Awalnya dia menolak keras! Dia laki-laki Jawa yang sedikit mendekati patriarki, walau romantis, dia tidak suka dengan wanita-wanita berpenghasilan.
Namun, perlahan dia fahami dan mencoba ikut menyelami hobi ku ini. Hobi yang ketika dia tahu menghasilkan, bukan dipuji malah berceletuk. "Inget nggak, dulu kamu aku kasih duit segitu terus kamu bilang 'emang aku pengemis'?!"
Aku bahkan lupa kalau aku pernah merendahkan dirinya segila itu. Mungkin karena, di awal pernikahan hanya dia yang merasa beruntung menikahi ku.
Proses pendewasaan benar-benar aku alami setelah menikah. Dan, benar. Suamiku rajanya sabar meski omongannya nyelekit.

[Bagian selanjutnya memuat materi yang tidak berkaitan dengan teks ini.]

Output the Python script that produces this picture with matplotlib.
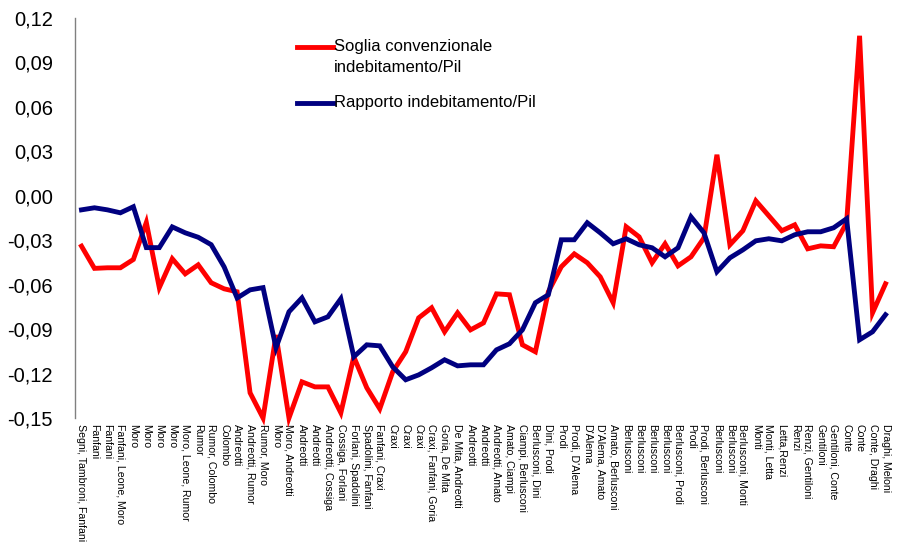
import matplotlib
matplotlib.use("Agg")
import matplotlib.pyplot as plt
from matplotlib.lines import Line2D
from matplotlib.ticker import FuncFormatter, MultipleLocator

plt.rcParams["font.family"] = ["Liberation Sans", "DejaVu Sans"]

RED = "#FF0000"
NAVY = "#000080"

governi = [
    "Segni, Tambroni, Fanfani", "Fanfani", "Fanfani", "Fanfani, Leone, Moro",
    "Moro", "Moro", "Moro", "Moro", "Moro, Leone, Rumor", "Rumor",
    "Rumor, Colombo", "Colombo", "Andreotti", "Andreotti, Rumor", "Rumor, Moro",
    "Moro", "Moro, Andreotti", "Andreotti", "Andreotti", "Andreotti, Cossiga",
    "Cossiga, Forlani", "Forlani, Spadolini", "Spadolini, Fanfani", "Fanfani, Craxi",
    "Craxi", "Craxi", "Craxi", "Craxi, Fanfani, Goria", "Goria, De Mita",
    "De Mita, Andreotti", "Andreotti", "Andreotti", "Andreotti, Amato",
    "Amato, Ciampi", "Ciampi, Berlusconi", "Berlusconi, Dini", "Dini, Prodi",
    "Prodi", "Prodi, D'Alema", "D'Alema", "D'Alema, Amato", "Amato, Berlusconi",
    "Berlusconi", "Berlusconi", "Berlusconi", "Berlusconi", "Berlusconi, Prodi",
    "Prodi", "Prodi, Berlusconi", "Berlusconi", "Berlusconi", "Berlusconi, Monti",
    "Monti", "Monti, Letta", "Letta,Renzi", "Renzi", "Renzi, Gentiloni",
    "Gentiloni", "Gentiloni, Conte", "Conte", "Conte", "Conte, Draghi",
    "Draghi, Meloni",
]

# soglia convenzionale indebitamento/Pil
soglia = [
    -0.034, -0.049, -0.0486, -0.0486, -0.043, -0.018, -0.062, -0.0425, -0.0527, -0.0466,
    -0.0587, -0.0628, -0.0648, -0.133, -0.150, -0.094, -0.150, -0.1256, -0.129, -0.129,
    -0.1465, -0.1087, -0.1296, -0.1438, -0.1188, -0.1053, -0.0824, -0.0756, -0.0918, -0.079,
    -0.0905, -0.0858, -0.0662, -0.0668, -0.1006, -0.1053, -0.0648, -0.0479, -0.0392, -0.0452,
    -0.0547, -0.0722, -0.0209, -0.0277, -0.0452, -0.0324, -0.0473, -0.0412, -0.0284, 0.0277,
    -0.0331, -0.0236, -0.0034, -0.0135, -0.0236, -0.0196, -0.0358, -0.0338, -0.0344, -0.0182,
    0.108, -0.079, -0.0594,
]

# rapporto indebitamento/Pil
rapporto = [
    -0.0095, -0.0081, -0.0095, -0.0115, -0.0074, -0.035, -0.035, -0.021, -0.025, -0.028,
    -0.033, -0.048, -0.069, -0.0635, -0.062, -0.1026, -0.0783, -0.0689, -0.0851, -0.0817,
    -0.0695, -0.1087, -0.1006, -0.1013, -0.1155, -0.1242, -0.1209, -0.1161, -0.1107, -0.1148,
    -0.1141, -0.1141, -0.104, -0.0999, -0.0905, -0.0722, -0.0668, -0.0297, -0.0297, -0.0182,
    -0.025, -0.0324, -0.029, -0.0331, -0.0351, -0.0412, -0.0351, -0.0142, -0.025, -0.0513,
    -0.0419, -0.0365, -0.0304, -0.029, -0.0304, -0.0263, -0.0243, -0.0243, -0.0216, -0.0155,
    -0.0972, -0.0918, -0.0803,
]

W, H = 897, 553
fig = plt.figure(figsize=(W / 100, H / 100), dpi=100)
fig.patch.set_facecolor("white")


def fx(px):
    return px / W


def fy(py):
    return 1 - py / H


ax = fig.add_axes([fx(75), fy(418), fx(892) - fx(75), fy(18) - fy(418)])

x = range(len(governi))
ax.plot(x, soglia, color=RED, lw=3.5, solid_joinstyle="miter", clip_on=False, zorder=3)
ax.plot(x, rapporto, color=NAVY, lw=3.5, solid_joinstyle="miter", clip_on=False, zorder=4)

ax.set_xlim(-0.5, len(governi) - 0.5)
ax.set_ylim(-0.15, 0.12)
ax.yaxis.set_major_locator(MultipleLocator(0.03))
ax.yaxis.set_major_formatter(FuncFormatter(lambda v, _: f"{v:.2f}".replace(".", ",")))
ax.tick_params(axis="y", length=0, pad=16, labelsize=14.5)

ax.set_xticks(list(x))
ax.set_xticklabels(governi, rotation=-90, fontsize=7.6, ha="center", va="top")
ax.tick_params(axis="x", length=0, pad=4)

for s in ["top", "right", "bottom"]:
    ax.spines[s].set_visible(False)
ax.spines["left"].set_color("#808080")
ax.spines["left"].set_linewidth(1.0)

# legenda disegnata a mano
fig.add_artist(Line2D([fx(297), fx(333)], [fy(47), fy(47)], color=RED, lw=3.5,
                      transform=fig.transFigure))
fig.text(fx(334), fy(47), "Soglia convenzionale", fontsize=12, va="center", ha="left")
fig.text(fx(334), fy(68), "indebitamento/Pil", fontsize=12, va="center", ha="left")
fig.add_artist(Line2D([fx(297), fx(333)], [fy(103), fy(103)], color=NAVY, lw=3.5,
                      transform=fig.transFigure))
fig.text(fx(334), fy(103), "Rapporto indebitamento/Pil", fontsize=12, va="center", ha="left")

fig.savefig("out.png", dpi=100, facecolor="white")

Singkatnya lagi. Dia setuju aku menulis, dengan catatan, okay, asal jangan nulis aneh-aneh. Dan Pasha sempat melanggar tuturan itu, sampai terjadi pertengkaran hebat di antara kami.
Dia mau aku selesai menulis dan aku mau tetep menulis. Tapi, pertengkaran itu membuat ku semakin dewasa.
Aku sadar, aku hanya seorang istri, seorang wanita, dan kesetaraan gender itu tidak ada, walau terkadang penghasilan wanita jauh lebih tinggi dari suami-suami mereka.
Aku sering dilema. Antara ingin tetap menulis, meninggalkan pembaca yang sudah seperti saudara, atau, manut apa katanya, lalu bersiap hidup kesepian.
Baru-baru ini, syukur, beliau meralat ucapannya, beliau membolehkan istrinya berkarya. Asal dengan cara yang baik, menjadi penulis yang dicintai karena alurnya.
Hufff, ini beraaaaaat, tapi aku bisa!!
Bulan demi bulan Pasha belajar, gimana cara merangkai kata. "Beraaat, tapi semoga bisa!!"